> **Given information**
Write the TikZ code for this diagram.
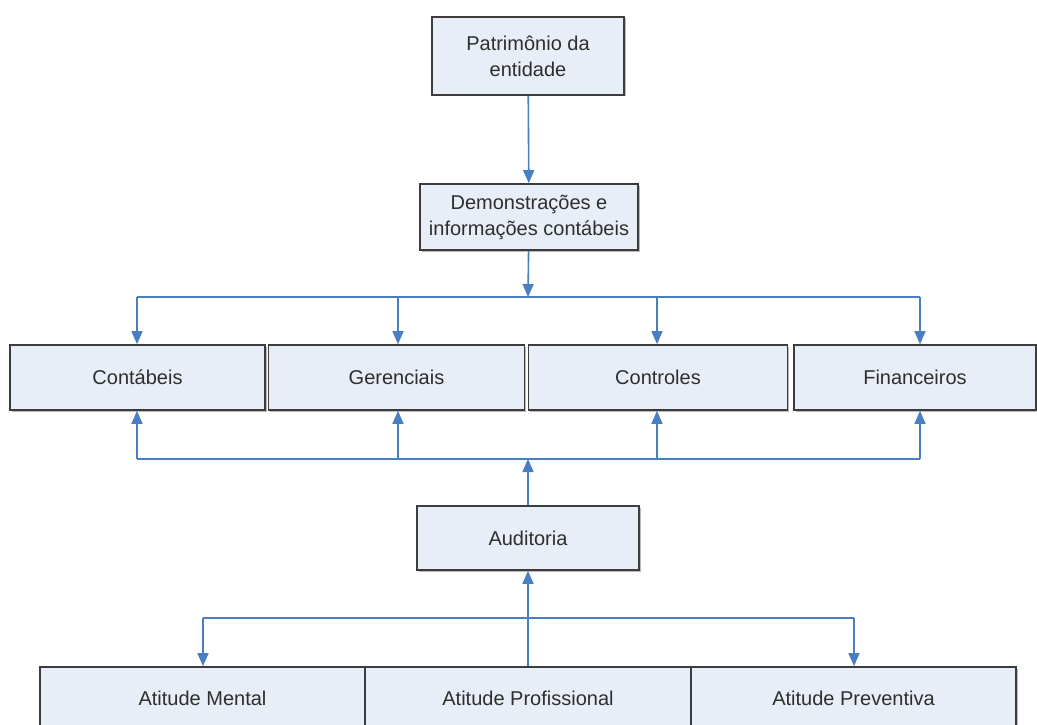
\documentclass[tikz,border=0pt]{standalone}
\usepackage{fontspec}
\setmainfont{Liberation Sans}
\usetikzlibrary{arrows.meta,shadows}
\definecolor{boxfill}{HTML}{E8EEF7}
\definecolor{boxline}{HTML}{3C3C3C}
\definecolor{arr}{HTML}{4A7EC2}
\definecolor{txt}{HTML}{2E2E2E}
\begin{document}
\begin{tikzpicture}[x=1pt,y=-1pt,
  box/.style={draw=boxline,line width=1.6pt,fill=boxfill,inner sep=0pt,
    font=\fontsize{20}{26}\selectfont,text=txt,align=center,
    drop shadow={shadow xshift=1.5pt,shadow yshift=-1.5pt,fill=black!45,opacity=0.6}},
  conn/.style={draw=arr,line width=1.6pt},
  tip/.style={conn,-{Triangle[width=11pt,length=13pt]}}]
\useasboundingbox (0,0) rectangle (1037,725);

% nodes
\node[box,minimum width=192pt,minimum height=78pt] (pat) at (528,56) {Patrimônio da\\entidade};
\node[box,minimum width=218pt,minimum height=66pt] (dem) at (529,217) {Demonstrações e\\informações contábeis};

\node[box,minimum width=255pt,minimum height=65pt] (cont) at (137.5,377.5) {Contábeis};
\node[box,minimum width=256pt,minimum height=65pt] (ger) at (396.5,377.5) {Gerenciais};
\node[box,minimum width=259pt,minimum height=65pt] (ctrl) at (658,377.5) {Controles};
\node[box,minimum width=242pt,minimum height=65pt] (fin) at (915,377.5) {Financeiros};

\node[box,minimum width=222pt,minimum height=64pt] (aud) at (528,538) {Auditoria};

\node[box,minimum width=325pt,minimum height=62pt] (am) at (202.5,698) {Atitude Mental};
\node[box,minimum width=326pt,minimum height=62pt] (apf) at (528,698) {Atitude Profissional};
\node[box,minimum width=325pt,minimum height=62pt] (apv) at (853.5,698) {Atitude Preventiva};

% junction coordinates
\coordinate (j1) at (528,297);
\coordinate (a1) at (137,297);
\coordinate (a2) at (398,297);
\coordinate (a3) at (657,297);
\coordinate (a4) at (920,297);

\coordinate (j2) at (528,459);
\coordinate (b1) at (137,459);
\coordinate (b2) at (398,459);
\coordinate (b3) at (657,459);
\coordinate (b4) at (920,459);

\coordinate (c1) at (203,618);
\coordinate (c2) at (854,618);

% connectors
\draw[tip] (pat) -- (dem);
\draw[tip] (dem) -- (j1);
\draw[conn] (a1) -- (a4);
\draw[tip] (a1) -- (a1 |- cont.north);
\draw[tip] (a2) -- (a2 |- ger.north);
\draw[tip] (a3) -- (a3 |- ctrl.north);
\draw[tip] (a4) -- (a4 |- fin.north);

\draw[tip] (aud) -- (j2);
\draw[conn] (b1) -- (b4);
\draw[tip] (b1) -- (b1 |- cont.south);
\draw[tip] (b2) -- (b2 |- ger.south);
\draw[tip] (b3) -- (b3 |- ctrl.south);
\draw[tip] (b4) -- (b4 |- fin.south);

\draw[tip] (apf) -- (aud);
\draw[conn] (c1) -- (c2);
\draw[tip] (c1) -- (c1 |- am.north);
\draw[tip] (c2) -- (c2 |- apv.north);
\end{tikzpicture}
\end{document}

> **Objective**
Repeat exactly and only the lines from the start of the data above through the line that holds "width=218pt,minimum height=66pt] (dem)", inclusive. Pictures do not belong in the copy.

> **Response to the exercise**
Write the TikZ code for this diagram.
\documentclass[tikz,border=0pt]{standalone}
\usepackage{fontspec}
\setmainfont{Liberation Sans}
\usetikzlibrary{arrows.meta,shadows}
\definecolor{boxfill}{HTML}{E8EEF7}
\definecolor{boxline}{HTML}{3C3C3C}
\definecolor{arr}{HTML}{4A7EC2}
\definecolor{txt}{HTML}{2E2E2E}
\begin{document}
\begin{tikzpicture}[x=1pt,y=-1pt,
  box/.style={draw=boxline,line width=1.6pt,fill=boxfill,inner sep=0pt,
    font=\fontsize{20}{26}\selectfont,text=txt,align=center,
    drop shadow={shadow xshift=1.5pt,shadow yshift=-1.5pt,fill=black!45,opacity=0.6}},
  conn/.style={draw=arr,line width=1.6pt},
  tip/.style={conn,-{Triangle[width=11pt,length=13pt]}}]
\useasboundingbox (0,0) rectangle (1037,725);

% nodes
\node[box,minimum width=192pt,minimum height=78pt] (pat) at (528,56) {Patrimônio da\\entidade};
\node[box,minimum width=218pt,minimum height=66pt] (dem) at (529,217) {Demonstrações e\\informações contábeis};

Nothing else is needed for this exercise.